Schmoe: And the latinos can wear brown ones.

Duke-Cruz: That's discrimination. 

Shmoe: Then have them wear triangles the color of their original sin--I mean skin.

Duke-Cruz: That's an even worse idea we won't be able to tell anyone apart. Just make it brown, that's what most of them are anyway despite what they say.

Chauchesqueue: We have agreement?--Oh no, no no, what was I thinking? This can’t work! Cruz-Duke! This is just white washing the problem—literally whitewashing. If I may say, what I like, is this legal precedence—LEGAL precedence—of the concentration camps. 

Shmoe: But, consider the expense? 

Duke-Cruz: Now gentlemen, let’s compromise. Work camps, clinics, they’d both be expensive. We could give them government guaranteed loans that would automatically garnish from the wages. They could finance their own camps or their own clinics whichever way we go.

Conyers XVI: Good god! Whichever way—it’s already a choice between the two? Let’s drop the hole matter.

Shmoe: You see! This is a democratic power grab pure and simple. So I would like to introduce the amendment. I’ll make it a friendly amendment to Oakmnan’s proposal with a budgetary tie in. 

Duke-Cruz: Then, depending on which way this vote goes, we can buy stocks in the supporting company.

Oakman: Oh wow, I never even thought of that one.

Shmoe: Why you are a Democrat and we are in charge. I’ll even support the Democrat’s who cross over to vote with us to get them lobbying jobs before they get lynched in their hometowns.

Conyers XVI: You are the one’s doing the lynching, Sir!

Shmoe: If we do away with black people then who lynches who is a mere academic issue.

Oakman: I do object as well. I mean, Do I still get credit for passing the law if the amendment is accepted?

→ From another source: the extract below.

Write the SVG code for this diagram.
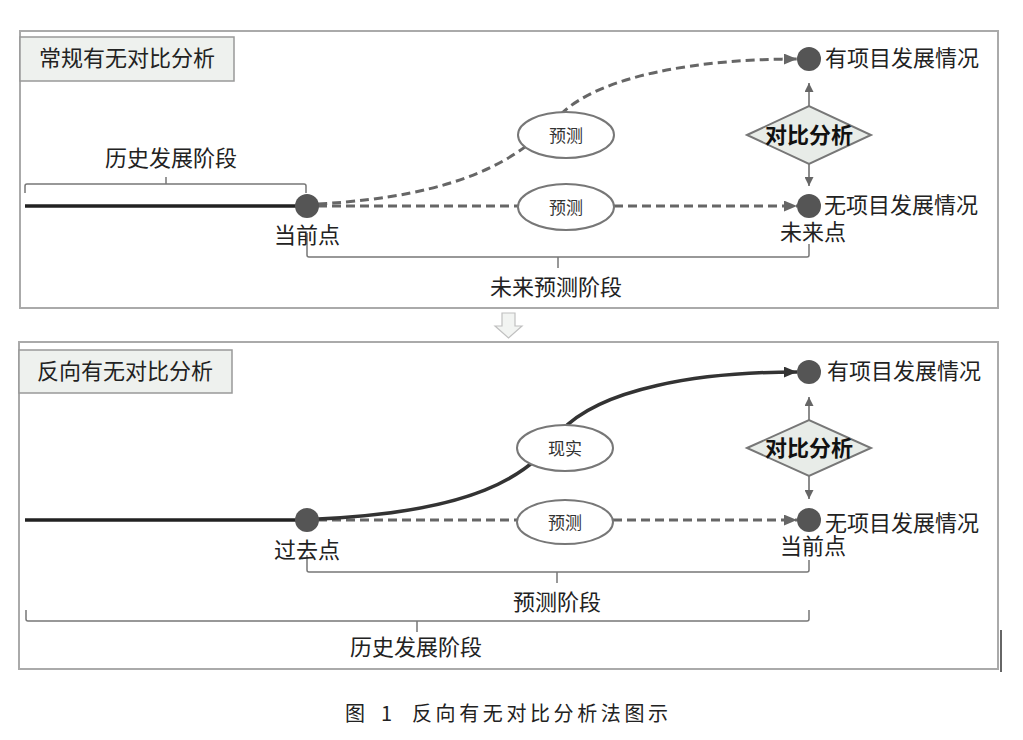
<svg xmlns="http://www.w3.org/2000/svg" width="1023" height="740" viewBox="0 0 1023 740">
<style>
.panel{fill:#ffffff;stroke:#aaaaaa;stroke-width:2}
.title{fill:#eef1ee;stroke:#999999;stroke-width:1.5}
.t{font-family:"Noto Sans CJK SC","Noto Sans",sans-serif;fill:#222222;font-size:22px}
.small{font-size:17px;text-anchor:middle;fill:#333333}
.bold{font-weight:bold;text-anchor:middle;fill:#111111}
.mid{text-anchor:middle}
.hist{stroke:#222222;stroke-width:3.5;fill:none}
.dash{stroke:#666666;stroke-width:3;stroke-dasharray:9 5;fill:none}
.solid{stroke:#333333;stroke-width:3.5;fill:none}
.dot{fill:#555555}
.ell{fill:#ffffff;stroke:#777777;stroke-width:2}
.dia{fill:#e8ece8;stroke:#777777;stroke-width:2}
.thin{stroke:#666666;stroke-width:1.5;fill:none}
.brk{stroke:#777777;stroke-width:1.5;fill:none}
.cap{font-family:"Noto Sans CJK SC",serif;font-size:20px;fill:#222222}
</style>
<defs>
<marker id="arrDash" viewBox="0 0 12 10" refX="12" refY="5" markerWidth="13" markerHeight="11" markerUnits="userSpaceOnUse" orient="auto"><path d="M0,0 L12,5 L0,10 z" fill="#666666"/></marker>
<marker id="arrSolid" viewBox="0 0 12 10" refX="12" refY="5" markerWidth="13" markerHeight="11" markerUnits="userSpaceOnUse" orient="auto"><path d="M0,0 L12,5 L0,10 z" fill="#333333"/></marker>
<marker id="arrSmall" viewBox="0 0 8 8" refX="8" refY="4" markerWidth="9" markerHeight="9" markerUnits="userSpaceOnUse" orient="auto"><path d="M0,0 L8,4 L0,8 z" fill="#666666"/></marker>
</defs>

<!-- Top panel -->
<g id="panel-top">
<rect class="panel" x="20" y="31" width="978" height="277"/>
<rect class="title" x="20" y="37" width="214" height="44"/>
<text class="t" x="39" y="66">常规有无对比分析</text>
</g>

<!-- Bottom panel -->
<g id="panel-bottom">
<rect class="panel" x="19" y="342" width="979" height="327"/>
<rect class="title" x="19" y="350" width="213" height="43"/>
<text class="t" x="37" y="379">反向有无对比分析</text>
<line x1="1001" y1="630" x2="1001" y2="672" stroke="#333333" stroke-width="1.5"/>
</g>

<g id="transition-arrow">
<polygon points="502,313 515,313 515,326 522,326 508.5,338 495,326 502,326" fill="#f2f4f2" stroke="#c0c0c0" stroke-width="1.2"/>
</g>

<!-- Connectors -->
<g id="connectors">
<line class="hist" x1="25" y1="206" x2="300" y2="206"/>
<path class="dash" d="M318,204 C460,196 520,160 560,115 C600,75 700,59 797,59" marker-end="url(#arrDash)"/>
<line class="dash" x1="318" y1="206" x2="518" y2="206"/>
<line class="dash" x1="614" y1="206" x2="797" y2="206" marker-end="url(#arrDash)"/>
<line class="thin" x1="809" y1="106" x2="809" y2="83" marker-end="url(#arrSmall)"/>
<line class="thin" x1="809" y1="164" x2="809" y2="186" marker-end="url(#arrSmall)"/>

<line class="hist" x1="25" y1="520" x2="300" y2="520"/>
<line class="dash" x1="318" y1="520" x2="518" y2="520"/>
<line class="dash" x1="613" y1="520" x2="797" y2="520" marker-end="url(#arrDash)"/>
<path class="solid" d="M318,519 C470,512 530,478 560,432 C600,388 700,372 797,372" marker-end="url(#arrSolid)"/>
<line class="thin" x1="809" y1="420" x2="809" y2="397" marker-end="url(#arrSmall)"/>
<line class="thin" x1="809" y1="476" x2="809" y2="499" marker-end="url(#arrSmall)"/>

<!-- brackets -->
<path class="brk" d="M25,193 L25,186 Q25,184 27,184 L304,184 Q306,184 306,186 L306,193 M166,184 L166,177"/>
<path class="brk" d="M307,233 L307,255 Q307,257 309,257 L807,257 Q809,257 809,255 L809,244 M558,257 L558,268"/>
<path class="brk" d="M307,555 L307,570 Q307,572 309,572 L807,572 Q809,572 809,570 L809,560 M557,572 L557,583"/>
<path class="brk" d="M26,610 L26,619 Q26,621 28,621 L807,621 Q809,621 809,619 L809,610 M417,621 L417,632"/>
</g>

<!-- Top panel nodes -->
<g id="top-current-point">
<circle class="dot" cx="307" cy="206" r="12"/>
<text class="t mid" x="307" y="243">当前点</text>
</g>
<g id="top-history-label"><text class="t mid" x="171" y="166">历史发展阶段</text></g>
<g id="top-future-label"><text class="t mid" x="556" y="295">未来预测阶段</text></g>
<g id="top-forecast-upper">
<ellipse class="ell" cx="566" cy="135" rx="48" ry="23"/>
<text class="t small" x="566" y="141.5">预测</text>
</g>
<g id="top-forecast-lower">
<ellipse class="ell" cx="566" cy="207" rx="48" ry="23"/>
<text class="t small" x="566" y="213.5">预测</text>
</g>
<g id="top-with-project">
<circle class="dot" cx="809" cy="59" r="12"/>
<text class="t" x="825" y="66">有项目发展情况</text>
</g>
<g id="top-without-project">
<circle class="dot" cx="809" cy="206" r="12"/>
<text class="t" x="824" y="213">无项目发展情况</text>
<text class="t mid" x="813" y="240">未来点</text>
</g>
<g id="top-compare">
<polygon class="dia" points="747,135 809,106 871,135 809,164"/>
<text class="t bold" x="809" y="143">对比分析</text>
</g>

<!-- Bottom panel nodes -->
<g id="bottom-past-point">
<circle class="dot" cx="307" cy="520" r="12"/>
<text class="t mid" x="307" y="558">过去点</text>
</g>
<g id="bottom-reality">
<ellipse class="ell" cx="565" cy="448" rx="48" ry="23"/>
<text class="t small" x="565" y="454.5">现实</text>
</g>
<g id="bottom-forecast">
<ellipse class="ell" cx="565" cy="522" rx="48" ry="22"/>
<text class="t small" x="565" y="528.5">预测</text>
</g>
<g id="bottom-with-project">
<circle class="dot" cx="809" cy="372" r="12"/>
<text class="t" x="827" y="379">有项目发展情况</text>
</g>
<g id="bottom-without-project">
<circle class="dot" cx="809" cy="520" r="12"/>
<text class="t" x="825" y="531">无项目发展情况</text>
<text class="t mid" x="813" y="554">当前点</text>
</g>
<g id="bottom-compare">
<polygon class="dia" points="747,448 809,420 871,448 809,476"/>
<text class="t bold" x="809" y="456">对比分析</text>
</g>
<g id="bottom-forecast-label"><text class="t mid" x="557" y="610">预测阶段</text></g>
<g id="bottom-history-label"><text class="t mid" x="416" y="655">历史发展阶段</text></g>

<g id="caption">
<text class="cap" x="345" y="721">图<tspan x="381">1</tspan></text>
<text class="cap" x="412" y="721" letter-spacing="3.6">反向有无对比分析法图示</text>
</g>
</svg>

Shmoe: We’ll see Oakman. And Conyers, lobbying is not that bad once you try it. Trust me the hours are better … so is the food.

Agnus Merkle: There is no problem with immigrants why are we even debating this?!

Duke-Cruz: Congresswoman Merkle? Get her out of here! Jesus, who let her in anyway. This is a men’s committee. It is so difficult being a leader in these conditions. John, let me ask you a question, which would you prefer? Death camps or becoming white?

Oakman: You could get a sun tan after the operation. I don’t have a problem with that.

Chauchesqueue: Wouldn’t bother me either.

Conyers XVI: My leader, I suppose better red than dead.

Duke-Cruz: Thank you, common sense prevails. Next, item—oh it’s irrelevant now, putting prisoners in coal mines. I guess we can go home, our work is done.